Gailhaguet, once banned from sport, as skating federation boss?   Mon Dieu!

Some people within the figure skating world – including many fans, coaches, administrators and ex-competitors - cannot wait until Friday.

That is when the International Skating Union will conclude its biennial congress by electing a successor to Italy’s Ottavio Cinquanta, who has presided over the ISU since 1994.

Many blame Cinquanta for not having done more to halt figure skating’s precipitous decline in popularity in both North America and Europe, the recent Russian revival notwithstanding.  (If so, shouldn’t he get also some credit, even second-handedly, for the booming interest in Japan and South Korea?)
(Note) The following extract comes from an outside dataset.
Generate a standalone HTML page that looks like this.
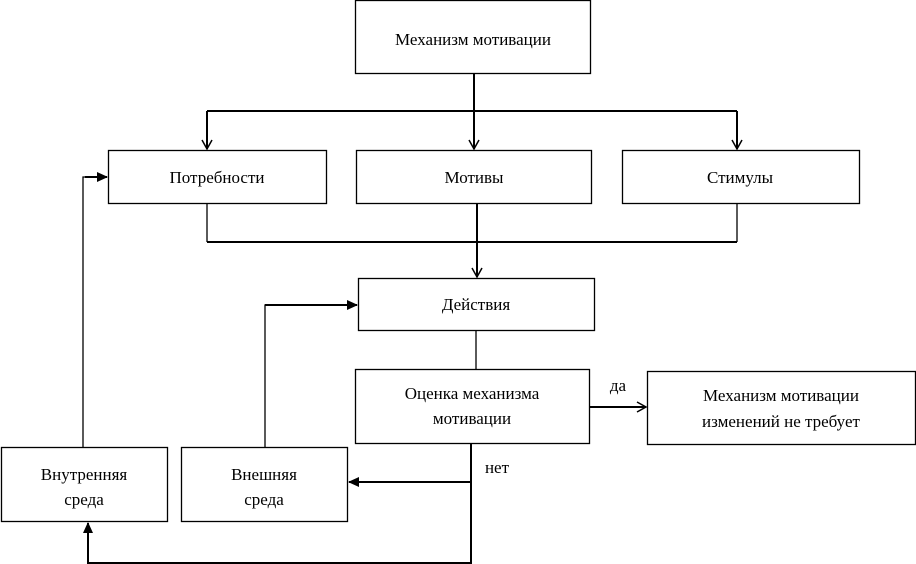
<!DOCTYPE html>
<html><head><meta charset="utf-8"><style>
html,body{margin:0;padding:0;background:#fff;width:916px;height:564px;overflow:hidden}
svg{display:block}
text{font-family:"Liberation Serif","DejaVu Serif",serif;font-size:17px;fill:#000}
</style></head><body>
<svg width="916" height="564" viewBox="0 0 916 564" xmlns="http://www.w3.org/2000/svg">
<defs>
<marker id="open" markerWidth="12" markerHeight="12" refX="10" refY="6" orient="auto" markerUnits="userSpaceOnUse">
<path d="M1,1 L10,6 L1,11" fill="none" stroke="#000" stroke-width="1.5"/></marker>
<marker id="fill" markerWidth="12" markerHeight="12" refX="10" refY="6" orient="auto" markerUnits="userSpaceOnUse">
<path d="M0,1 L11,6 L0,11 Z" fill="#000"/></marker>
</defs>
<g fill="none" stroke="#000" stroke-width="1.3">
<rect x="355.5" y="0.5" width="235" height="73"/>
<rect x="108.5" y="150.5" width="218" height="53"/>
<rect x="356.5" y="150.5" width="235" height="53"/>
<rect x="622.5" y="150.5" width="237" height="53"/>
<rect x="358.5" y="278.5" width="236" height="52"/>
<rect x="355.5" y="369.5" width="234" height="74"/>
<rect x="647.5" y="371.5" width="268" height="73"/>
<rect x="1.5" y="447.5" width="166" height="74"/>
<rect x="181.5" y="447.5" width="166" height="74"/>
</g>
<g fill="none" stroke="#000" stroke-width="2">
<line x1="474" y1="74" x2="474" y2="111"/>
<line x1="207" y1="111" x2="737" y2="111"/>
<line x1="207" y1="111" x2="207" y2="149" marker-end="url(#open)"/>
<line x1="474" y1="111" x2="474" y2="149" marker-end="url(#open)"/>
<line x1="737" y1="111" x2="737" y2="149" marker-end="url(#open)"/>
<line x1="207" y1="204" x2="207" y2="242" stroke-width="1.3"/>
<line x1="737" y1="204" x2="737" y2="242" stroke-width="1.3"/>
<line x1="207" y1="242" x2="737" y2="242"/>
<line x1="477" y1="204" x2="477" y2="277" marker-end="url(#open)"/>
<line x1="476" y1="331" x2="476" y2="369" stroke-width="1.3"/>
<line x1="590" y1="407" x2="646" y2="407" marker-end="url(#open)"/>
<line x1="471" y1="444" x2="471" y2="564"/>
<line x1="471" y1="482" x2="349" y2="482" marker-end="url(#fill)"/>
<polyline points="471,563 88,563 88,523" marker-end="url(#fill)"/>
<polyline points="83,447 83,177 107,177" stroke-width="1.3"/>
<line x1="85" y1="177" x2="107" y2="177" marker-end="url(#fill)"/>
<polyline points="265,447 265,305 300,305" stroke-width="1.3"/>
<line x1="265" y1="305" x2="357" y2="305" marker-end="url(#fill)"/>
</g>
<g text-anchor="middle">
<text x="473" y="45">Механизм мотивации</text>
<text x="217" y="183">Потребности</text>
<text x="474" y="183">Мотивы</text>
<text x="740" y="183">Стимулы</text>
<text x="476" y="310">Действия</text>
<text x="472" y="399">Оценка механизма</text>
<text x="472" y="424">мотивации</text>
<text x="781" y="401">Механизм мотивации</text>
<text x="781" y="427">изменений не требует</text>
<text x="84" y="480">Внутренняя</text>
<text x="84" y="505">среда</text>
<text x="264" y="480">Внешняя</text>
<text x="264" y="505">среда</text>
<text x="618" y="391">да</text>
<text x="497" y="473">нет</text>
</g>
</svg>
</body></html>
Among those critics, a favorite target is the obtuse, overly complicated New Judging System Cinquanta succeeded in getting adopted after the pairs skating imbroglio at the 2002 Salt Lake City Olympics (where, by the way, the judges had the result right the first time, no matter how loudly Canadians whined or what behind-the-scenes dirty dealings took place in efforts to predetermine the outcome.)

Given the Salt Lake fallout, it is astonishing what might happen in Friday’s election.

The sport (and its ice cousins, short and long track speed skating) can choose as president France’s Didier Gailhaguet, linchpin of attempts to corrupt the results of the 2002 Olympic pairs and dance competitions.